Monday, August 17, 2009


Mfomfo Nkhambule, the Swazi dissident who was forced to stop writing in the Times of Swaziland after King Mswati III threatened to close down the newspaper has returned to his attack on the king.

Writing on his blog Nkhambule criticises King Mswati, sub-Saharan Africa’s last absolute monarch, for being detached from his subjects and not giving them anything in return for their loyalty and what Nkhambule calls their ‘unconditional love’.

Nkhambule says, ‘It is a one way traffic. The king has made it quite clear what he wants from his subjects: It is peace and stability of the kingdom at whatever cost.

‘The most disheartening development in Swaziland is that the king stays in a palace surrounded by a brick wall 2m high, with no building higher than the wall. The king does not know how many Swazis are outside the palace. He knows the Swazis that are allowed entry to the palace. If a Swazi has never been to the palace then he is not an asset to the king because he does not exist and will never exist in the king’s list.’

He goes on, ‘Therefore the king’s interests are bound to be those of his family and to a certain extent those of his messengers. It is no surprise then that on the year of the 40/40 celebrations some of the queens boarded a chartered jet for some shopping in Asia. Now this is becoming a routine, as not long ago (about a week to be precise) another delegation of about 50 (including some of the queens) got some visas for USA. It is no surprise again that they have a fine taste of style and the king has to look after their interests because his eyes can see as far as the walls of the palace.’

He says King Mswati has told the Swaziland media he will close them down if they report on the queens’ latest trip. Certainly there have been reports on the Swaziland Solidarity Network forum about the queens’ trip but I’ve seen nothing in the official media in Swaziland.

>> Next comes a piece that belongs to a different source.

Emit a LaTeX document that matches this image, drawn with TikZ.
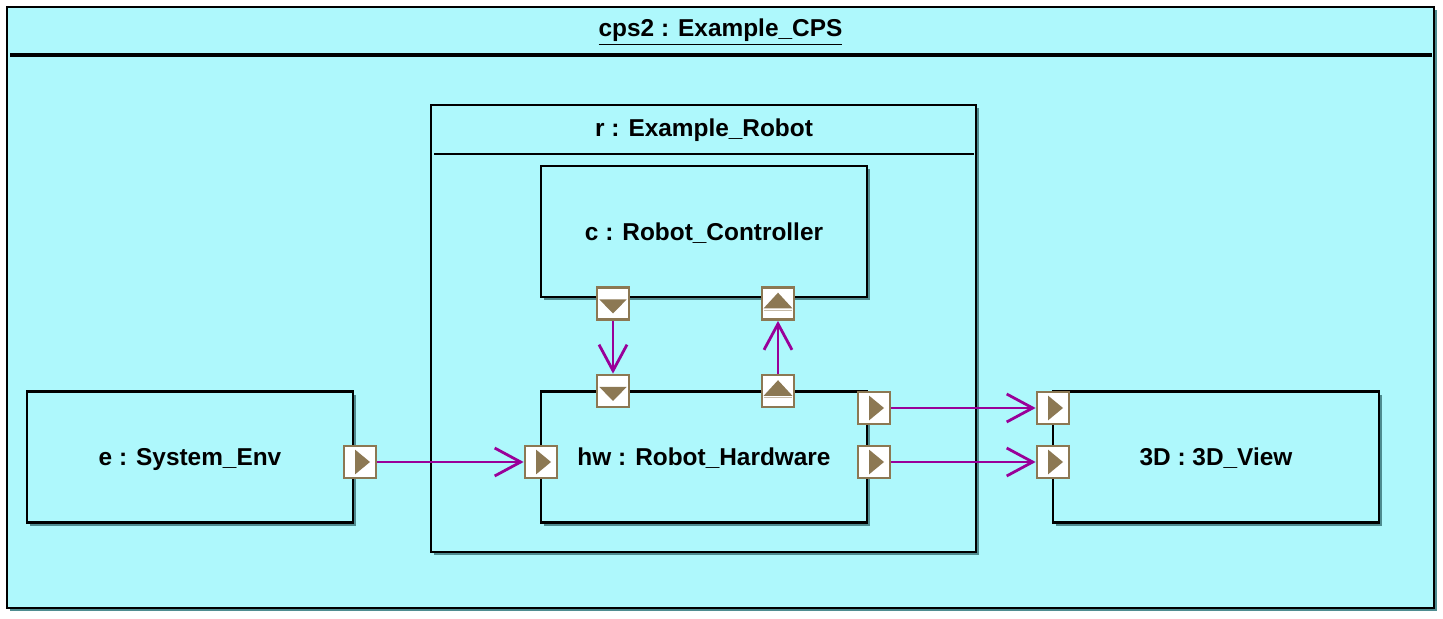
\documentclass[tikz,border=0pt]{standalone}
\usepackage{fontspec}
\setmainfont{Liberation Sans}
\usetikzlibrary{arrows.meta,shadows}
\definecolor{bg}{HTML}{AEF8FC}
\definecolor{shad}{HTML}{4F8C90}
\definecolor{portbrown}{HTML}{8C7853}
\definecolor{conn}{HTML}{990099}
\begin{document}
\begin{tikzpicture}[x=0.5pt,y=-0.5pt,
  txt/.style={font=\fontsize{12.2}{14}\selectfont\bfseries, inner sep=0pt},
  frame/.style={draw=black, line width=1.3pt, fill=bg, inner sep=0pt,
    drop shadow={shadow xshift=1.6pt, shadow yshift=-1.6pt, fill=shad, opacity=1}},
  part/.style={frame, minimum width=163pt, minimum height=65.5pt, txt, text height=8.8pt, text depth=0pt},
  port/.style={draw=portbrown, line width=1.4pt, fill=white, minimum size=16pt, inner sep=0pt,
    drop shadow={shadow xshift=0.7pt, shadow yshift=-0.7pt, fill=portbrown!60!black, opacity=1}},
  portR/.style={port, path picture={\fill[portbrown] ([xshift=-2.5pt,yshift=6.2pt]path picture bounding box.center) -- ++(0,-12.4pt) -- ++(7.5pt,6.2pt) -- cycle;}},
  portD/.style={port, path picture={\fill[portbrown] ([xshift=-6.8pt,yshift=2pt]path picture bounding box.center) -- ++(13.6pt,0) -- ++(-6.8pt,-7pt) -- cycle;}},
  portU/.style={port, path picture={\fill[portbrown] ([xshift=-7.2pt,yshift=-2.4pt]path picture bounding box.center) -- ++(14.4pt,0) -- ++(-7.2pt,7.8pt) -- cycle;
     \draw[portbrown!50, line width=0.5pt] ([xshift=-7.2pt,yshift=-3.3pt]path picture bounding box.center) -- ++(14.4pt,0);}},
  flow/.style={draw=conn, line width=1.4pt, -{Straight Barb[length=13pt, width=14pt, line width=1.4pt]}}
]
\useasboundingbox (0,0) rectangle (1443,619);
% outer frame
\node[frame, minimum width=713.5pt, minimum height=300.5pt] (cps) at (720.5,307.5) {};
\draw[line width=1.6pt] (10,55) -- (1432,55);
\node[txt] (cpst) at (720.5,32) {\underline{cps2 : Example\_CPS}};
% robot frame
\node[frame, minimum width=272.5pt, minimum height=223.5pt] (r) at (703.5,328.5) {};
\draw[line width=1.4pt] (434,154) -- (974,154);
\node[txt] (rt) at (704,130) {r : Example\_Robot};
% parts
\node[part] (c) at (704,231.5) {c : Robot\_Controller};
\node[part] (hw) at (704,457) {hw : Robot\_Hardware};
\node[part] (e) at (190,457) {e : System\_Env};
\node[part] (v) at (1216,457) {3D : 3D\_View};
% ports
\node[portD] (cout) at (613,303.5) {};
\node[portU] (cin) at (778,303.5) {};
\node[portD] (hwin) at (613,391) {};
\node[portU] (hwout) at (778,391) {};
\node[portR] (eout) at (360,462) {};
\node[portR] (hwenv) at (541,462) {};
\node[portR] (hwv1) at (874,408) {};
\node[portR] (hwv2) at (874,462) {};
\node[portR] (v1) at (1053,408) {};
\node[portR] (v2) at (1053,462) {};
% connectors
\draw[flow] (cout) -- (hwin);
\draw[flow] (hwout) -- (cin);
\draw[flow] (eout) -- (hwenv);
\draw[flow] (hwv1) -- (v1);
\draw[flow] (hwv2) -- (v2);
\end{tikzpicture}
\end{document}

Nkhambule gained international attention for his articles that appeared each Monday in the Times and were largely critical of Swaziland’s ruling elite, including the king. He was hauled in by Swaziland’s state police and threatened with torture if he continued to criticise the king. He was later dropped from his traditional regiment, threatened with banishment from his homeland, and his family was threatened because he refused to be silenced.